First, our unconditional model
ontaskbehavior ~ 1 + (1 | classroomid)
, the intercept
variance is 3.709, indicating classrooms differ a lot in their average
on-task behavior scores. The residual variance is 9.925, indicating that
there is also substantial variability within each classroom.
Second, we included time
as a predictor
ontaskbehavior ~ time + (time | classroomid)
. the intercept
variance (7.781) increases almost by half. This is expected because
including time
as a predictor allows our model to freely
estimates the between-classroom variability of the growth rate over
time. Therefore, the substantial increase of the intercept variance
suggests that there’s substantial heterogeneity among classrooms both in
terms of their initial status and in their rates of change over
time.
Meanwhile, the residual variance is reduced from 9.925 to 1.410. This tells us that by modeling the change over time differently for each classroom, our model explains more of the within-classroom variability that was left as unexplained noise (residual) in the first model. In other words, the behavior score of students within classrooms also varies a lot over time.
Third, we included group
as a predictor
ontaskbehavior ~ group + (1 | classroomid)
. The intercept
variance is reduced from 3.709 to 0.997, which means that classroom type
explains much of the between-classroom variability in initial scores.The
residual variance is still 9.925, meaning classroom type does not
explain within-classroom variability in behavior scores.
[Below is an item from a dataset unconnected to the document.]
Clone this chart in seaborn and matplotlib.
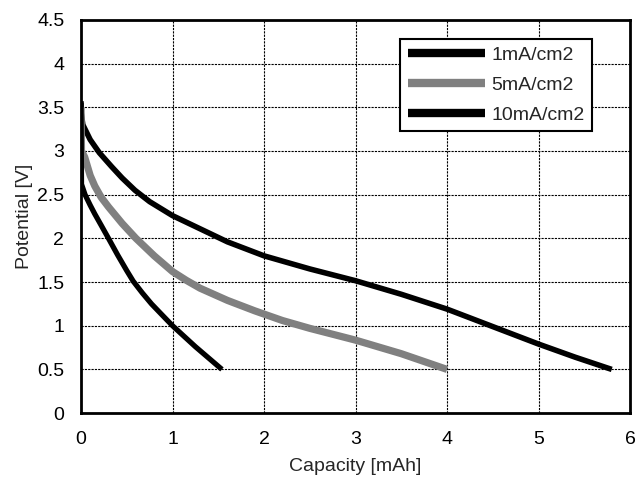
import matplotlib
matplotlib.use("Agg")
import matplotlib.pyplot as plt
import seaborn as sns
import pandas as pd

# Discharge curves: capacity [mAh] vs potential [V] at three current densities
cap_1ma = [0, 0, 0.02, 0.1, 0.2, 0.335, 0.45, 0.59, 0.75, 1.0, 1.2, 1.34, 1.6, 1.9, 2.0,
           2.5, 3.0, 3.5, 4.0, 4.5, 5.0, 5.4, 5.8]
pot_1ma = [3.57, 3.45, 3.3, 3.13, 2.98, 2.82, 2.69, 2.55, 2.42, 2.26, 2.16, 2.09, 1.96, 1.84, 1.80,
           1.65, 1.515, 1.36, 1.19, 0.99, 0.79, 0.64, 0.5]

cap_5ma = [0, 0.005, 0.04, 0.1, 0.15, 0.22, 0.30, 0.45, 0.60, 0.8, 1.0, 1.15, 1.3, 1.6, 1.9,
           2.2, 2.5, 3.0, 3.5, 4.0]
pot_5ma = [3.5, 3.0, 2.93, 2.72, 2.6, 2.47, 2.36, 2.17, 2.0, 1.8, 1.62, 1.52, 1.43, 1.29, 1.17,
           1.06, 0.97, 0.835, 0.68, 0.5]

cap_10ma = [0, 0.005, 0.044, 0.1, 0.15, 0.22, 0.30, 0.40, 0.50, 0.57, 0.67, 0.77, 0.88, 1.0,
            1.25, 1.54]
pot_10ma = [3.55, 2.62, 2.5, 2.38, 2.28, 2.15, 2.0, 1.81, 1.63, 1.51, 1.375, 1.25, 1.13, 1.0,
            0.76, 0.5]

labels = ["1mA/cm2", "5mA/cm2", "10mA/cm2"]
x_ticks = [0, 1, 2, 3, 4, 5, 6]
y_ticks = [0, 0.5, 1, 1.5, 2, 2.5, 3, 3.5, 4, 4.5]

sns.set_style("white")
plt.rcParams["font.family"] = ["Liberation Sans", "DejaVu Sans"]
plt.rcParams["lines.solid_capstyle"] = "butt"

fig = plt.figure(figsize=(6.39, 4.86), dpi=100)
ax = fig.add_axes([0.1268, 0.150, 0.8592, 0.809])

series = [
    (cap_1ma, pot_1ma, labels[0], "black", 4.0),
    (cap_5ma, pot_5ma, labels[1], "#808080", 5.2),
    (cap_10ma, pot_10ma, labels[2], "black", 3.8),
]
for xs, ys, lab, col, lw in series:
    df = pd.DataFrame({"Capacity": xs, "Potential": ys})
    sns.lineplot(data=df, x="Capacity", y="Potential", sort=False, ax=ax,
                 color=col, linewidth=lw, label=lab, estimator=None)

ax.set_xlim(0, 6)
ax.set_ylim(0, 4.5)
ax.set_xticks(x_ticks)
ax.set_yticks(y_ticks)
ax.set_xticklabels([str(t) for t in x_ticks])
ax.set_yticklabels([f"{t:g}" for t in y_ticks])
ax.grid(True, color="black", linestyle=(0, (2, 1)), linewidth=0.8)
ax.set_axisbelow(True)
for s in ax.spines.values():
    s.set_color("black")
    s.set_linewidth(2)
ax.tick_params(axis="both", length=0, labelsize=14, colors="black")
ax.tick_params(axis="x", pad=13)
ax.tick_params(axis="y", pad=12)
ax.set_xlabel("Capacity [mAh]", fontsize=14, labelpad=7)
ax.set_ylabel("Potential [V]", fontsize=14, labelpad=3)

leg = ax.legend(loc="upper right", bbox_to_anchor=(0.931, 0.952), fontsize=14,
                frameon=True, fancybox=False, edgecolor="black", framealpha=1,
                handlelength=4.0, handletextpad=0.3, labelspacing=0.62,
                borderpad=0.4, borderaxespad=0)
leg.get_frame().set_linewidth(1.5)
for h in leg.get_lines():
    h.set_linewidth(6)
    h.set_solid_capstyle("butt")

fig.savefig("out.png", dpi=100)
Finally, we fit a model with both time
and
group
as predictors while also estimating their interaction
effects
ontaskbehavior ~ time * group + (time | classroomid)
. the
intercept variance is slightly increased to 3.660. This denotes that the
variability in initial status is not heavily influenced by the two
predictors time and classroom type.
The random slope for time has a variance of 0.470, indicating that there is significant variability in how behavior score changes over time across different classrooms. Also, the residual variance is substantially reduced to 1.410. This means that these two predictors explain a good portion of within-classroom variability in scores.
In summary, the conditional models, particularly by including time as a predictor, provide a better explanation of the variability in on-task behavior scores both within and between classrooms compared to the unconditional models.
Note: I also tried to fit a model that estimates the random effects for classroom types:
# group as a random effect
# model_group_random <- lmer(ontaskbehavior ~ time * group + (time + group | classroomid), data = df, REML = FALSE)
#summary(model_group_random)
But this model is nearly unidentified. Statistically, I think it’s related to we have a simple dataset with n = 80, which does not work with a relatively complicated model. Empirically, I believe the classroom type should be viewed as a treatment variable instead of a variable that identifies a random sample.